Whale wallets backed that move too. Large holders added roughly 80,000 ETH between February 28 and March 3, pushing their combined holdings from 113.43 million to 113.51 million ETH. Big money was accumulating, not distributing.
Fast forward to the current rebound, and the script has flipped entirely.
On March 9, exchange inflows hit 146,709 ETH in a single day. That means coins are flowing back onto exchanges, which increases the available supply for selling. Getting hit with sell pressure immediately after a technical signal is not what bulls want to see.
Whale behavior tells the same story. Large holders dropped their combined ETH supply from 113.70 million to approximately 113.61 million ETH between March 7 and March 10. That’s about 90,000 ETH quietly leaving whale wallets in just a few days.

So instead of accumulation fueling this rally, distribution appears to be shadowing it.
A Dense Supply Wall Sitting Right Above Current Prices
Even if buyers push harder from here, on-chain data points to serious resistance just overhead.
Analysts use a metric called URPD, or UTXO Realized Price Distribution, to map out where large chunks of Ethereum supply last changed hands. Think of it like a map of investors who bought at specific prices. When the market climbs back toward those levels, many of those holders may decide to sell and recover their investment.
Right now, several large supply clusters are stacked directly above Ethereum’s current price. About 1.42% of total ETH supply sits near $2,029. Another 1.06% clusters around $2,079. Add in 0.88% near $2,128 and 0.91% near $2,178, and you’re looking at over 4% of Ethereum’s entire supply packed into a roughly $150 price corridor.
That’s a lot of potential sellers waiting at the door.
If those holders start selling as prices rise toward their cost basis, the rebound could run straight into a wall. And with exchange inflows rising and whales stepping back, there may not be enough fresh buying to absorb the pressure.
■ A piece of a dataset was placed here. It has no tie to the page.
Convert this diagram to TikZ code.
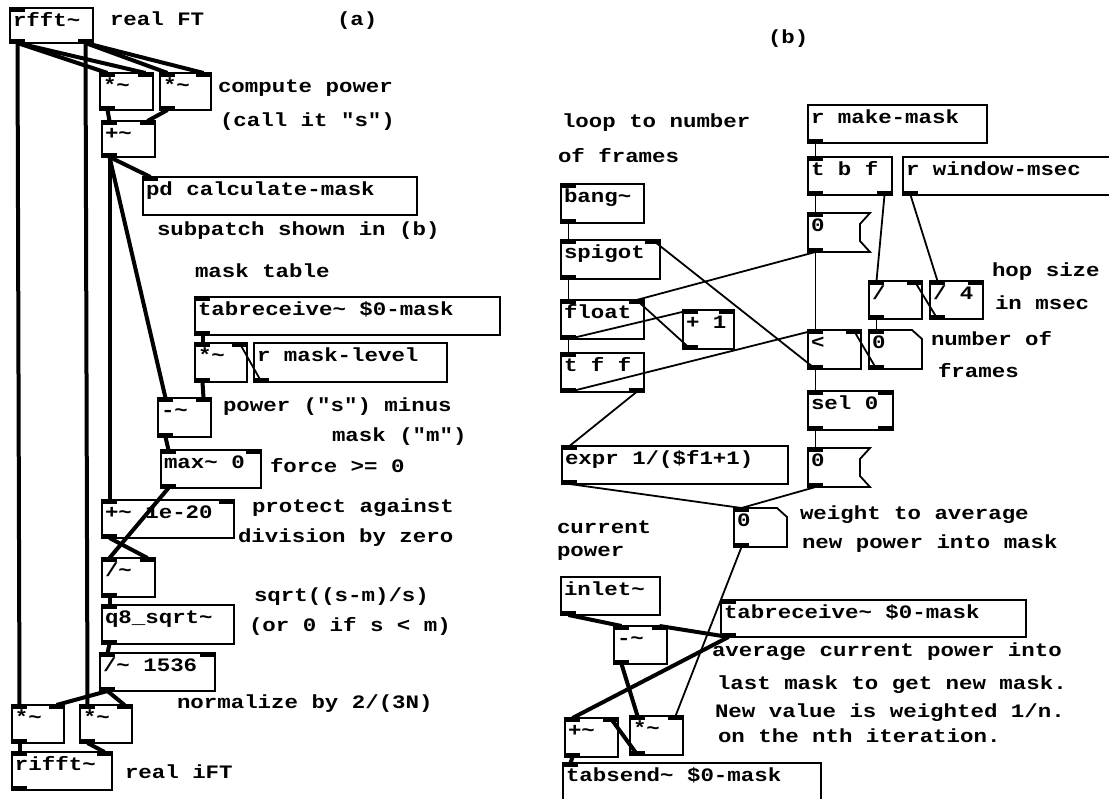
\documentclass[tikz,border=0pt]{standalone}
\usepackage{fontspec}
\newfontfamily\pdfont{Liberation Mono}[FakeStretch=1.18]
\usetikzlibrary{calc}
\newcommand\tld{\char"7E\relax}
\tikzset{
  pdtext/.style={font=\pdfont\bfseries\fontsize{19}{24}\selectfont},
  pdobj/.style={pdtext, draw, line width=1.8pt, anchor=north west, inner xsep=3pt,
    inner ysep=0pt, outer sep=0pt, text height=18.5pt},
  pdatom/.style={pdobj, draw=none},
  boxline/.style={line width=1.8pt, line join=miter},
  cmt/.style={pdtext, anchor=base west, inner sep=0pt, outer sep=0pt},
  sig/.style={line width=4pt},
  ctl/.style={line width=1.8pt},
}
\newcommand\pdbox[7][pdobj]{%
  \pgfmathsetmacro\pdw{#5-#3-6}%
  \pgfmathsetmacro\pdd{#6-#4-18.5}%
  \node[#1, text depth=\pdd pt] (#2) at (#3,#4) {\makebox[\pdw pt][l]{#7}};
  \coordinate (#2-iL) at ($(#2.north west)+(7.5,0)$);
  \coordinate (#2-iR) at ($(#2.north east)+(-7.5,0)$);
  \coordinate (#2-oL) at ($(#2.south west)+(7.5,0)$);
  \coordinate (#2-oR) at ($(#2.south east)+(-7.5,0)$);
}
\newcommand\pdiL[1]{\fill (#1.north west) rectangle ++(15,4);}
\newcommand\pdiR[1]{\fill (#1.north east) rectangle ++(-15,4);}
\newcommand\pdoL[1]{\fill (#1.south west) rectangle ++(15,-4);}
\newcommand\pdoR[1]{\fill (#1.south east) rectangle ++(-15,-4);}
\newcommand\pdstd[1]{\pdiL{#1}\pdiR{#1}\pdoL{#1}}
\newcommand\msgshape[1]{\draw[boxline] (#1.north west) -- (#1.north east) -- ($(#1.north east)+(-10,11)$) -- ($(#1.south east)+(-10,-11)$) -- (#1.south east) -- (#1.south west) -- cycle;}
\newcommand\atomshape[1]{\draw[boxline] (#1.north west) -- ($(#1.north east)+(-10,0)$) -- ($(#1.north east)+(0,9)$) -- (#1.south east) -- (#1.south west) -- cycle;}
\begin{document}
\begin{tikzpicture}[x=1pt,y=-1pt]
\fill[white] (0,0) rectangle (1109,799);
\useasboundingbox (0,0) rectangle (1109,799);
% ---------------- panel (a) ----------------
\pdbox{rfft}{10}{8}{93}{43}{rfft\tld}
\pdiL{rfft}\pdoL{rfft}\pdoR{rfft}
\pdbox{mulA}{100}{73}{153}{110}{*\tld}\pdstd{mulA}
\pdbox{mulB}{160}{73}{211}{110}{*\tld}\pdstd{mulB}
\pdbox{addA}{102}{121}{155}{157}{+\tld}\pdstd{addA}
\pdbox{pdcalc}{143}{177}{417}{215}{pd calculate-mask}\pdiL{pdcalc}
\pdbox{tabrecA}{195}{297}{500}{335}{tabreceive\tld{} \$0-mask}\pdiL{tabrecA}\pdoL{tabrecA}
\pdbox{mulM}{195}{343}{247}{382}{*\tld}\pdstd{mulM}
\pdbox{rml}{254}{343}{447}{382}{r mask-level}\pdoL{rml}
\pdbox{subA}{158}{398}{211}{437}{-\tld}\pdstd{subA}
\pdbox{max}{161}{450}{261}{488}{max\tld{} 0}\pdstd{max}
\pdbox{add20}{102}{500}{234}{538}{+\tld{} 1e-20}\pdstd{add20}
\pdbox{divA}{102}{558}{155}{597}{/\tld}\pdstd{divA}
\pdbox{sqrt}{102}{605}{234}{644}{q8\char"5F\relax sqrt\tld}\pdiL{sqrt}\pdoL{sqrt}
\pdbox{div1536}{100}{653}{215}{691}{/\tld{} 1536}\pdstd{div1536}
\pdbox{mulL}{12}{705}{64}{743}{*\tld}\pdstd{mulL}
\pdbox{mulR}{80}{705}{132}{743}{*\tld}\pdstd{mulR}
\pdbox{rifft}{12}{752}{112}{790}{rifft\tld}\pdstd{rifft}
% comments (a)
\node[cmt] (c1) at (110,26) {real FT};
\node[cmt] (c2) at (337,26) {(a)};
\node[cmt] (c3) at (218,93) {compute power};
\node[cmt] (c4) at (220,127) {(call it "s")};
\node[cmt] (c5) at (157,236) {subpatch shown in (b)};
\node[cmt] (c6) at (195,278) {mask table};
\node[cmt] (c7) at (223,412) {power ("s") minus};
\node[cmt] (c8) at (332,442) {mask ("m")};
\node[cmt] (c9) at (270,472) {force >= 0};
\node[cmt] (c10) at (252,512) {protect against};
\node[cmt] (c11) at (238,542) {division by zero};
\node[cmt] (c12) at (254,601) {sqrt((s-m)/s)};
\node[cmt] (c13) at (249,631) {(or 0 if s < m)};
\node[cmt] (c14) at (177,708) {normalize by 2/(3N)};
\node[cmt] (c15) at (125,778) {real iFT};
% connections (a)
\draw[sig] (rfft-oL) -- (mulL-iL);
\draw[sig] (rfft-oR) -- (mulR-iL);
\draw[sig] (rfft-oL) -- (mulA-iL);
\draw[sig] (rfft-oL) -- (mulA-iR);
\draw[sig] (rfft-oR) -- (mulB-iL);
\draw[sig] (rfft-oR) -- (mulB-iR);
\draw[sig] (mulA-oL) -- (addA-iL);
\draw[sig] (mulB-oL) -- (addA-iR);
\draw[sig] (addA-oL) -- (pdcalc-iL);
\draw[sig] (addA-oL) -- (subA-iL);
\draw[sig] (addA-oL) -- (add20-iL);
\draw[sig] (tabrecA-oL) -- (mulM-iL);
\draw[ctl] (rml-oL) -- (mulM-iR);
\draw[sig] (mulM-oL) -- (subA-iR);
\draw[sig] (subA-oL) -- (max-iL);
\draw[sig] (max-oL) -- (divA-iL);
\draw[sig] (add20-oL) -- (divA-iR);
\draw[sig] (divA-oL) -- (sqrt-iL);
\draw[sig] (sqrt-oL) -- (div1536-iL);
\draw[sig] (div1536-oL) -- (mulL-iR);
\draw[sig] (div1536-oL) -- (mulR-iR);
\draw[sig] (mulL-oL) -- (rifft-iL);
\draw[sig] (mulR-oL) -- (rifft-iR);
% ---------------- panel (b) ----------------
\pdbox{rmm}{808}{105}{987}{143}{r make-mask}\pdoL{rmm}
\pdbox{tbf}{808}{157}{892}{195}{t b f}\pdiL{tbf}\pdoL{tbf}\pdoR{tbf}
\pdbox{rwm}{903}{157}{1115}{195}{r window-msec}\pdoL{rwm}
\pdbox[pdatom]{msgA}{808}{213}{870}{252}{0}\msgshape{msgA}\pdiL{msgA}\pdoL{msgA}
\pdbox{divB}{869}{281}{922}{319}{/}\pdstd{divB}
\pdbox{div4}{930}{281}{983}{319}{/ 4}\pdstd{div4}
\pdbox{lt}{808}{330}{861}{369}{<}\pdstd{lt}
\pdbox[pdatom]{numA}{869}{330}{922}{369}{0}\atomshape{numA}\pdiL{numA}\pdoL{numA}
\pdbox{bang}{561}{184}{644}{223}{bang\tld}\pdiL{bang}\pdoL{bang}
\pdbox{spigot}{561}{240}{660}{279}{spigot}\pdstd{spigot}
\pdbox{float}{561}{300}{644}{339}{float}\pdstd{float}
\pdbox{plus1}{683}{310}{734}{349}{+ 1}\pdstd{plus1}
\pdbox{tff}{561}{353}{644}{392}{t f f}\pdiL{tff}\pdoL{tff}\pdoR{tff}
\pdbox{expr}{562}{446}{788}{484}{expr 1/(\$f1+1)}\pdiL{expr}\pdoL{expr}
\pdbox{sel}{808}{391}{893}{430}{sel 0}\pdstd{sel}\pdoR{sel}
\pdbox[pdatom]{msgB}{808}{448}{870}{487}{0}\msgshape{msgB}\pdiL{msgB}\pdoL{msgB}
\pdbox[pdatom]{numW}{734}{508}{787}{547}{0}\atomshape{numW}\pdiL{numW}\pdoL{numW}
\pdbox{inlet}{561}{577}{660}{615}{inlet\tld}\pdoL{inlet}
\pdbox{tabrecB}{721}{600}{1026}{637}{tabreceive\tld{} \$0-mask}\pdiL{tabrecB}\pdoL{tabrecB}
\pdbox{subB}{614}{626}{667}{664}{-\tld}\pdstd{subB}
\pdbox{addB}{565}{718}{618}{757}{+\tld}\pdstd{addB}
\pdbox{mulC}{630}{716}{683}{755}{*\tld}\pdstd{mulC}
\pdbox{tabsend}{563}{763}{821}{802}{tabsend\tld{} \$0-mask}\pdiL{tabsend}
% comments (b)
\node[cmt] (d1) at (768,44) {(b)};
\node[cmt] (d2) at (562,128) {loop to number};
\node[cmt] (d3) at (558,163) {of frames};
\node[cmt] (d4) at (992,277) {hop size};
\node[cmt] (d5) at (995,310) {in msec};
\node[cmt] (d6) at (931,346) {number of};
\node[cmt] (d7) at (938,378) {frames};
\node[cmt] (d8) at (800,519) {weight to average};
\node[cmt] (d9) at (802,548) {new power into mask};
\node[cmt] (d10) at (557,533) {current};
\node[cmt] (d11) at (557,556) {power};
\node[cmt] (d12) at (712,656) {average current power into};
\node[cmt] (d13) at (717,689) {last mask to get new mask.};
\node[cmt] (d14) at (715,717) {New value is weighted 1/n.};
\node[cmt] (d15) at (718,742) {on the nth iteration.};
% connections (b)
\draw[ctl] (rmm-oL) -- (tbf-iL);
\draw[ctl] (tbf-oL) -- (msgA-iL);
\draw[ctl] (tbf-oR) -- (divB-iL);
\draw[ctl] (rwm-oL) -- (div4-iL);
\draw[ctl] (div4-oL) -- (divB-iR);
\draw[ctl] (divB-oL) -- (numA-iL);
\draw[ctl] (numA-oL) -- (lt-iR);
\draw[ctl] (msgA-oL) -- (lt-iL);
\draw[ctl] (msgA-oL) -- (float-iR);
\draw[ctl] (bang-oL) -- (spigot-iL);
\draw[ctl] (spigot-oL) -- (float-iL);
\draw[ctl] (float-oL) -- (tff-iL);
\draw[ctl] (float-oL) -- (plus1-iL);
\draw[ctl] (plus1-oL) -- (float-iR);
\draw[ctl] (lt-oL) -- (spigot-iR);
\draw[ctl] (lt-oL) -- (sel-iL);
\draw[ctl] (tff-oL) -- (lt-iL);
\draw[ctl] (tff-oR) -- (expr-iL);
\draw[ctl] (sel-oL) -- (msgB-iL);
\draw[ctl] (expr-oL) -- (numW-iL);
\draw[ctl] (msgB-oL) -- (numW-iL);
\draw[sig] (inlet-oL) -- (subB-iL);
\draw[sig] (tabrecB-oL) -- (subB-iR);
\draw[sig] (tabrecB-oL) -- (addB-iL);
\draw[ctl] (numW-oL) -- (mulC-iR);
\draw[sig] (subB-oL) -- (mulC-iL);
\draw[sig] (mulC-oL) -- (addB-iR);
\draw[sig] (addB-oL) -- (tabsend-iL);
\end{tikzpicture}
\end{document}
What ETH Needs to Actually Recover
For this rebound to turn into something meaningful, Ethereum needs to clear some specific hurdles.

The first real test sits around $2,130, which overlaps with the lower end of the supply clusters described above. Getting through that level would signal some genuine demand absorption.
Beyond that, $2,200 remains the key psychological level. It capped the previous rally and represents the clearest line between a weak bounce and a real recovery. A strong close above $2,200 on the 8-hour chart would suggest Ethereum has worked through the nearby supply overhang.
From there, $2,270 emerges as the next resistance zone, with its own notable supply cluster. Crossing that level would go a long way toward rebuilding confidence in a sustained uptrend.
On the downside, losing $2,000 would seriously undermine the current rebound thesis. A drop toward $1,910 would reinforce the broader bearish structure that has been in place for most of 2026. Worth remembering that ETH is still down about 31% year-to-date, which puts this 7% bounce in sobering perspective.
The Honest Assessment
Ethereum’s latest bounce is technically legitimate. The RSI divergence is real, and price is responding. But the support structure underneath this rally looks fragile compared to what drove the earlier 15% move.
Weak whale accumulation, rising exchange inflows, and a heavy supply corridor overhead all point toward stronger resistance this time around. The same signal fired, but the conditions backing it are meaningfully different.
That doesn’t mean the rally fails from here. It means it has to work harder to prove itself. Watch how price handles those supply clusters between $2,030 and $2,180. How Ethereum behaves in that zone will tell you far more than the initial bounce already has.